The first few months with a newborn are hard enough as it is. You get a lot of advice – not all of it wanted and not all of it wise. And it can be hard to know what advice to follow, and what advice to ignore. With breastfeeding, I think this is especially true, because many of the people offering advice never breastfed, are not educated about breastfeeding, or mistakenly believe that a breastfed baby should feed in the exact same way as a formula fed baby. I’m not saying that the advice from Mariah Carey’s nurse was wrong – as far as I know, and based on my own experience, beer does actually help with milk supply. But, non-alcoholic beer works just as well, if not better, than regular beer. So perhaps that’s what the nurse should have recommended?
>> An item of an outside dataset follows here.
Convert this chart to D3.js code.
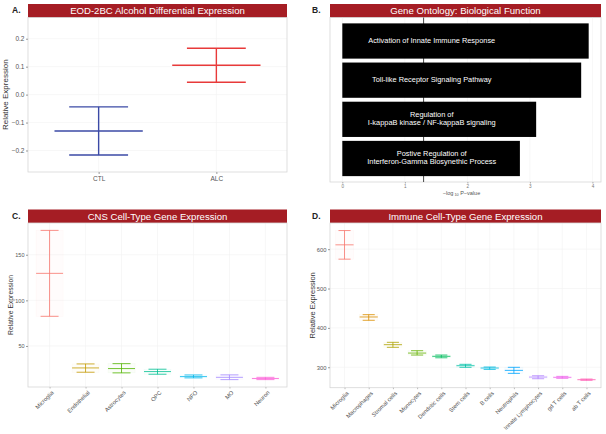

While I was in the hospital, I encountered a wide range of advice from the nurses and midwives about breastfeeding. One nurse recommended nipple shields in hushed tones, the next denounced them as “extremely damaging to the breastfeeding experience.” Two nurses tried to help me express milk using a method that I later learned would never produce so much as a drop of milk for me. Two minutes with a lactation consultant showed me how ineffective that method was, and how effective the correct method of hand-expressing was. But how was I, as a first time mother and first time breastfeeder, to know that some of my health professionals were not experts in breastfeeding, even though they were offering me advice as though they were? I still don’t know the answer to that.

5 Comments

  1. The first few weeks of breastfeeding were very confusing and often frustrating. Because our little one required help with his blood sugar and with jaundice, I was supplementing with formula via a tube taped to my nipple. He was down in the NICU so every couple of hours, I’d head down and we’d fight to keep our various cords and tubes and wires from tangling up and then try to nurse. Each NICU nurse (bless them!) tried to offer differing advice on how to make the whole experience better. We experimented with the different “proper” holds – of which none felt comfortable. Five days in the hospital and we must have tried almost everything. When it went smoothly, I’d feel triumphant and relieved that we’d figured it out. And then the next feed wouldn’t go as well. We continued to meet with lactation consultants after being released. I remember during one visit, I sheepishly admitted that I had found a way that was working for me but it wasn’t the “right” way. She assured me that as long as the baby was feeding (and gaining)and I wasn’t hurting, I was doing great. I think back to those first few weeks and am grateful for all the advice but also just wish I had met that particular lactation consultant earlier. Sometimes you just need someone to tell you that you’re not screwing up. 🙂

    • You’re completely right Tammy. You know I’ve read accounts from women who’ve breastfed several babies, who say that the experience was different with each one of them. And now it makes sense to me that each breastfeeding relationship is different and that each mother and baby has to find their own way of feeding, their own way of doing it. But I think that I heard so much “if you’re doing it right, it won’t hurt”, etc. that I believed there was a “right way” to breastfeed. There wasn’t for us! It was a matter of both of us learning what worked for us.

  2. I was advised to drink Guinness while breastfeeding Anthony he was a very quiet baby. Maybe thats why he is so fond of the black stuff today.